### What the task asks
Copy exactly the lines from the start of the material through the line with "GLEB0, GLEB1 = 0.3, 0.7". Pictures stay out of the copy.

### Recorded data
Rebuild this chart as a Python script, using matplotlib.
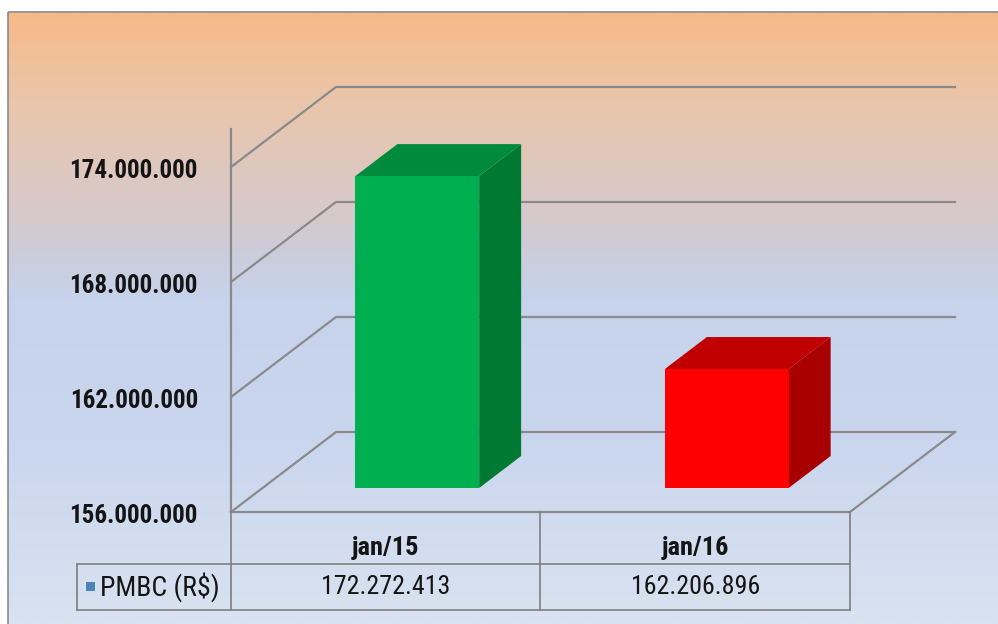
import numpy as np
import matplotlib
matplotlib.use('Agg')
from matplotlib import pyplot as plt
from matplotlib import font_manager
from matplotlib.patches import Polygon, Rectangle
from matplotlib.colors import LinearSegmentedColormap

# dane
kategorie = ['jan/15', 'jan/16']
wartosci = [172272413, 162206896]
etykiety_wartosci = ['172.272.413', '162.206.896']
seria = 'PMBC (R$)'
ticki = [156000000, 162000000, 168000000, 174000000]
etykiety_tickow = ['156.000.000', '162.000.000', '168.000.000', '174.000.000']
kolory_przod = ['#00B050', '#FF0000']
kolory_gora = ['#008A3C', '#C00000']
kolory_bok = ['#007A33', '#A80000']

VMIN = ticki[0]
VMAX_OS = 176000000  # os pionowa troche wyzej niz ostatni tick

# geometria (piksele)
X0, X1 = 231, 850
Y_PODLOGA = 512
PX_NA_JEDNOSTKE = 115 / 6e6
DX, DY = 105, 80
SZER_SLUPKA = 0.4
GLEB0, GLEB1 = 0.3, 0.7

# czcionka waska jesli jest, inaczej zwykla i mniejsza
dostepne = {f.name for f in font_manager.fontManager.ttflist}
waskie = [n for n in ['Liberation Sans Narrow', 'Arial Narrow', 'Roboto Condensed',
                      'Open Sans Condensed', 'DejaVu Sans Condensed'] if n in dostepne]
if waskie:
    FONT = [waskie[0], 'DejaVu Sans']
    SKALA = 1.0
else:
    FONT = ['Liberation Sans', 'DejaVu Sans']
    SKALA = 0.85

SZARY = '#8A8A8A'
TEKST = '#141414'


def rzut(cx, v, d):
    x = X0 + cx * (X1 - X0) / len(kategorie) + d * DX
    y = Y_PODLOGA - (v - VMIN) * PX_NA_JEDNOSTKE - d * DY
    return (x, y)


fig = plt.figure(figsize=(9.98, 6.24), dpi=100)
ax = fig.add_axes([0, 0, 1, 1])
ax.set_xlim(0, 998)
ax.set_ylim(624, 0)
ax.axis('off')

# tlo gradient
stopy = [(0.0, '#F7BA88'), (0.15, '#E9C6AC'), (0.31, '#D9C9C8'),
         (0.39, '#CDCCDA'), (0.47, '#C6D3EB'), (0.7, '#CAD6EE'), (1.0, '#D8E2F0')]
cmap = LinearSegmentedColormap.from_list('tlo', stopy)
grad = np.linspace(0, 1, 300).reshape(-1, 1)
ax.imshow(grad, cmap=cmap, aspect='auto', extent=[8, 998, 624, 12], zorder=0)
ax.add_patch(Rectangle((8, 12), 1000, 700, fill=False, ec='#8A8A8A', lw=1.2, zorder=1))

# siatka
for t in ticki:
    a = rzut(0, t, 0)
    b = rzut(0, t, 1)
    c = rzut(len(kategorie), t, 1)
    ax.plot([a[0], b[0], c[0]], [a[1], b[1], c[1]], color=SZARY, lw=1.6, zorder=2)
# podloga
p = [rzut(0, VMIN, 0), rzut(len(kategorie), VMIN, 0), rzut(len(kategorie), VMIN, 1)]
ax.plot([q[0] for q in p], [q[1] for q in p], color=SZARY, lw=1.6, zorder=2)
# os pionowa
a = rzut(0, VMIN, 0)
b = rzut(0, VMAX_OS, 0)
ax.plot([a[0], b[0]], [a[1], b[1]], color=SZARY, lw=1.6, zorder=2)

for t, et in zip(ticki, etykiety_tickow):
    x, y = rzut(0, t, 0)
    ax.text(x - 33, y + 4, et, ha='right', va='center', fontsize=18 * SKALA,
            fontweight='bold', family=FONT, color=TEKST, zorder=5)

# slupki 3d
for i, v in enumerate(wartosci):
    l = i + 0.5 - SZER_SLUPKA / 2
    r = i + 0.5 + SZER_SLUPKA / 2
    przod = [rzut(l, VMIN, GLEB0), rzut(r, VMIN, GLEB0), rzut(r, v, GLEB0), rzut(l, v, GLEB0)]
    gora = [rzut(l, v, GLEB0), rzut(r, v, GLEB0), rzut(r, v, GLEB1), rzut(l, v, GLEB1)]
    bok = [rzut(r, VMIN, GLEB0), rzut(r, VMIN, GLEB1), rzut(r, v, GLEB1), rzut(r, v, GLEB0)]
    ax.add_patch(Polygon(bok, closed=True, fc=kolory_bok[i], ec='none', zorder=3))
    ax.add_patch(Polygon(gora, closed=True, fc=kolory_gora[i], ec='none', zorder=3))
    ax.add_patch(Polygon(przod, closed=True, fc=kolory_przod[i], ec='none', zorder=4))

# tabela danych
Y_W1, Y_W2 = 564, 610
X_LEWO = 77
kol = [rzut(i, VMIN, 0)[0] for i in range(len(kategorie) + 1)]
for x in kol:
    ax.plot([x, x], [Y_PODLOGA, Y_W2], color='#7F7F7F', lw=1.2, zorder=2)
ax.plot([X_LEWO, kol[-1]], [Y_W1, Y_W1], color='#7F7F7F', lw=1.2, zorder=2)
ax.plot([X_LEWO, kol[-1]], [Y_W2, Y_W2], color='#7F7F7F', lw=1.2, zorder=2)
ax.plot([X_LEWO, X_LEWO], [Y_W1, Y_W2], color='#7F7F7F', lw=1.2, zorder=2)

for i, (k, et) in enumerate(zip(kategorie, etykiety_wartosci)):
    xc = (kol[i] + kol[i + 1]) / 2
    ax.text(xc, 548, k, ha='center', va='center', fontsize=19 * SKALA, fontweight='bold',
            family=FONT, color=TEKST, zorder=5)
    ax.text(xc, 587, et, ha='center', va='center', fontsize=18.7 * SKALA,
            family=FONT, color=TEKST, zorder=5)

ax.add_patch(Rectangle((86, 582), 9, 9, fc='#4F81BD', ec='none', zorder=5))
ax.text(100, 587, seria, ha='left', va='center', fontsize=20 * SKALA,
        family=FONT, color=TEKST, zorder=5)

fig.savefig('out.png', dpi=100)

### Correct response
Rebuild this chart as a Python script, using matplotlib.
import numpy as np
import matplotlib
matplotlib.use('Agg')
from matplotlib import pyplot as plt
from matplotlib import font_manager
from matplotlib.patches import Polygon, Rectangle
from matplotlib.colors import LinearSegmentedColormap

# dane
kategorie = ['jan/15', 'jan/16']
wartosci = [172272413, 162206896]
etykiety_wartosci = ['172.272.413', '162.206.896']
seria = 'PMBC (R$)'
ticki = [156000000, 162000000, 168000000, 174000000]
etykiety_tickow = ['156.000.000', '162.000.000', '168.000.000', '174.000.000']
kolory_przod = ['#00B050', '#FF0000']
kolory_gora = ['#008A3C', '#C00000']
kolory_bok = ['#007A33', '#A80000']

VMIN = ticki[0]
VMAX_OS = 176000000  # os pionowa troche wyzej niz ostatni tick

# geometria (piksele)
X0, X1 = 231, 850
Y_PODLOGA = 512
PX_NA_JEDNOSTKE = 115 / 6e6
DX, DY = 105, 80
SZER_SLUPKA = 0.4
GLEB0, GLEB1 = 0.3, 0.7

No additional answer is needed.